* INSTRUCTIONS TO FOLLOW *
Write out each line that follows exactly as it stands, without the pictures.
=== RECORDED INFORMATION ===
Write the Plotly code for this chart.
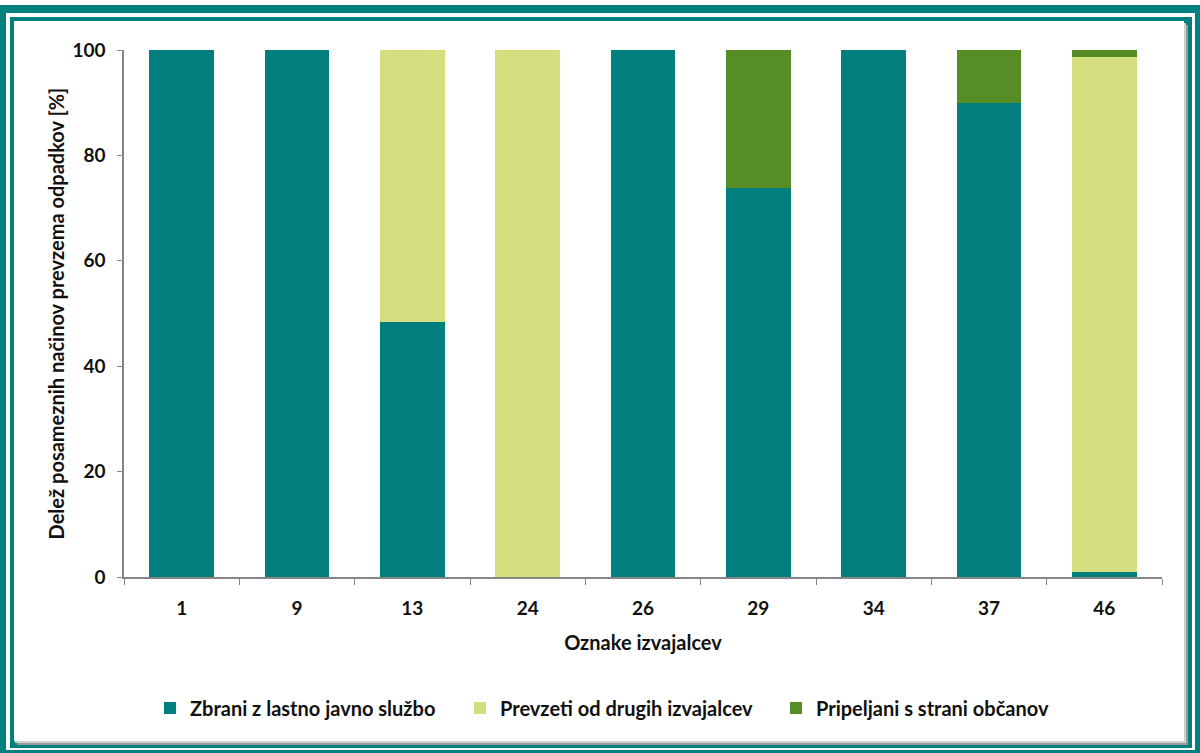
import plotly.graph_objects as go

categories = ["1", "9", "13", "24", "26", "29", "34", "37", "46"]
zbrani = [100, 100, 48.3, 0, 100, 73.8, 100, 90.0, 1.0]
prevzeti = [0, 0, 51.7, 100, 0, 0, 0, 0, 97.7]
pripeljani = [0, 0, 0, 0, 0, 26.2, 0, 10.0, 1.3]
series_names = ["Zbrani z lastno javno službo", "Prevzeti od drugih izvajalcev", "Pripeljani s strani občanov"]
colors = ["#007F7E", "#D4DE7E", "#568D27"]

W, H = 1200, 753
L, R, T, B = 124, 1162, 50, 577


def fx(p):
    return (p - L) / (R - L)


def fy(p):
    return (B - p) / (B - T)


fig = go.Figure()
data = [zbrani, prevzeti, pripeljani]
legends = ["legend", "legend2", "legend3"]
for name, vals, col, lg in zip(series_names, data, colors, legends):
    fig.add_trace(go.Bar(x=categories, y=vals, name=name, marker=dict(color=col, line=dict(width=0)),
                         legend=lg, showlegend=True))

TEAL = "#00807F"
shapes = []


def rect(x0, y0, x1, y1, color):
    shapes.append(dict(type="rect", xref="paper", yref="paper", x0=fx(x0), x1=fx(x1), y0=fy(y1), y1=fy(y0),
                       fillcolor=color, line=dict(width=0), layer="below"))


rect(0, 5, 1200, 753, TEAL)
rect(6, 13, 1195, 750, "white")
rect(10, 17, 1192, 748, TEAL)
rect(17, 25, 1188, 745, "#9a9a9a")
rect(15, 23, 1186, 743, "#d0d0d0")
rect(14, 21, 1184, 741, "white")

font_family = "Lato, 'Open Sans', sans-serif"
lg_font = dict(family=font_family, size=20, color="#111111", weight="bold")


def leg(xp):
    return dict(x=fx(xp), y=fy(708), xanchor="left", yanchor="middle", orientation="h",
                font=lg_font, bgcolor="rgba(0,0,0,0)", itemwidth=30, tracegroupgap=0, visible=True)


fig.update_layout(
    width=W, height=H,
    showlegend=True,
    barmode="stack", bargap=0.44,
    paper_bgcolor="white", plot_bgcolor="white",
    margin=dict(l=L, r=W - R, t=T, b=H - B),
    shapes=shapes,
    font=dict(family=font_family, color="#111111"),
    legend=leg(150),
    legend2=leg(460),
    legend3=leg(776),
    xaxis=dict(type="category", showline=True, linecolor="#868686", linewidth=1.5,
               ticks="outside", tickson="boundaries", ticklen=6, tickcolor="#868686",
               ticklabelstandoff=13,
               tickfont=dict(size=19, weight="bold", family=font_family),
               title=dict(text="Oznake izvajalcev", font=dict(size=20, weight="bold", family=font_family), standoff=18),
               showgrid=False),
    yaxis=dict(range=[0, 100], dtick=20, showline=True, linecolor="#868686", linewidth=1.5,
               ticks="outside", ticklen=5, tickcolor="#868686", showgrid=False, zeroline=False,
               ticklabelstandoff=8,
               tickfont=dict(size=19, weight="bold", family=font_family),
               title=dict(text="Delež posameznih načinov prevzema odpadkov [%]",
                          font=dict(size=20, weight="bold", family=font_family), standoff=2)),
)

fig.write_html("out.html", config={"displayModeBar": False},
               post_script="document.body.style.margin='0';document.body.style.padding='0';")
===
* REPLY *
Write the Plotly code for this chart.
import plotly.graph_objects as go

categories = ["1", "9", "13", "24", "26", "29", "34", "37", "46"]
zbrani = [100, 100, 48.3, 0, 100, 73.8, 100, 90.0, 1.0]
prevzeti = [0, 0, 51.7, 100, 0, 0, 0, 0, 97.7]
pripeljani = [0, 0, 0, 0, 0, 26.2, 0, 10.0, 1.3]
series_names = ["Zbrani z lastno javno službo", "Prevzeti od drugih izvajalcev", "Pripeljani s strani občanov"]
colors = ["#007F7E", "#D4DE7E", "#568D27"]

W, H = 1200, 753
L, R, T, B = 124, 1162, 50, 577


def fx(p):
    return (p - L) / (R - L)


def fy(p):
    return (B - p) / (B - T)


fig = go.Figure()
data = [zbrani, prevzeti, pripeljani]
legends = ["legend", "legend2", "legend3"]
for name, vals, col, lg in zip(series_names, data, colors, legends):
    fig.add_trace(go.Bar(x=categories, y=vals, name=name, marker=dict(color=col, line=dict(width=0)),
                         legend=lg, showlegend=True))

TEAL = "#00807F"
shapes = []


def rect(x0, y0, x1, y1, color):
    shapes.append(dict(type="rect", xref="paper", yref="paper", x0=fx(x0), x1=fx(x1), y0=fy(y1), y1=fy(y0),
                       fillcolor=color, line=dict(width=0), layer="below"))


rect(0, 5, 1200, 753, TEAL)
rect(6, 13, 1195, 750, "white")
rect(10, 17, 1192, 748, TEAL)
rect(17, 25, 1188, 745, "#9a9a9a")
rect(15, 23, 1186, 743, "#d0d0d0")
rect(14, 21, 1184, 741, "white")

font_family = "Lato, 'Open Sans', sans-serif"
lg_font = dict(family=font_family, size=20, color="#111111", weight="bold")


def leg(xp):
    return dict(x=fx(xp), y=fy(708), xanchor="left", yanchor="middle", orientation="h",
                font=lg_font, bgcolor="rgba(0,0,0,0)", itemwidth=30, tracegroupgap=0, visible=True)


fig.update_layout(
    width=W, height=H,
    showlegend=True,
    barmode="stack", bargap=0.44,
    paper_bgcolor="white", plot_bgcolor="white",
    margin=dict(l=L, r=W - R, t=T, b=H - B),
    shapes=shapes,
    font=dict(family=font_family, color="#111111"),
    legend=leg(150),
    legend2=leg(460),
    legend3=leg(776),
    xaxis=dict(type="category", showline=True, linecolor="#868686", linewidth=1.5,
               ticks="outside", tickson="boundaries", ticklen=6, tickcolor="#868686",
               ticklabelstandoff=13,
               tickfont=dict(size=19, weight="bold", family=font_family),
               title=dict(text="Oznake izvajalcev", font=dict(size=20, weight="bold", family=font_family), standoff=18),
               showgrid=False),
    yaxis=dict(range=[0, 100], dtick=20, showline=True, linecolor="#868686", linewidth=1.5,
               ticks="outside", ticklen=5, tickcolor="#868686", showgrid=False, zeroline=False,
               ticklabelstandoff=8,
               tickfont=dict(size=19, weight="bold", family=font_family),
               title=dict(text="Delež posameznih načinov prevzema odpadkov [%]",
                          font=dict(size=20, weight="bold", family=font_family), standoff=2)),
)

fig.write_html("out.html", config={"displayModeBar": False},
               post_script="document.body.style.margin='0';document.body.style.padding='0';")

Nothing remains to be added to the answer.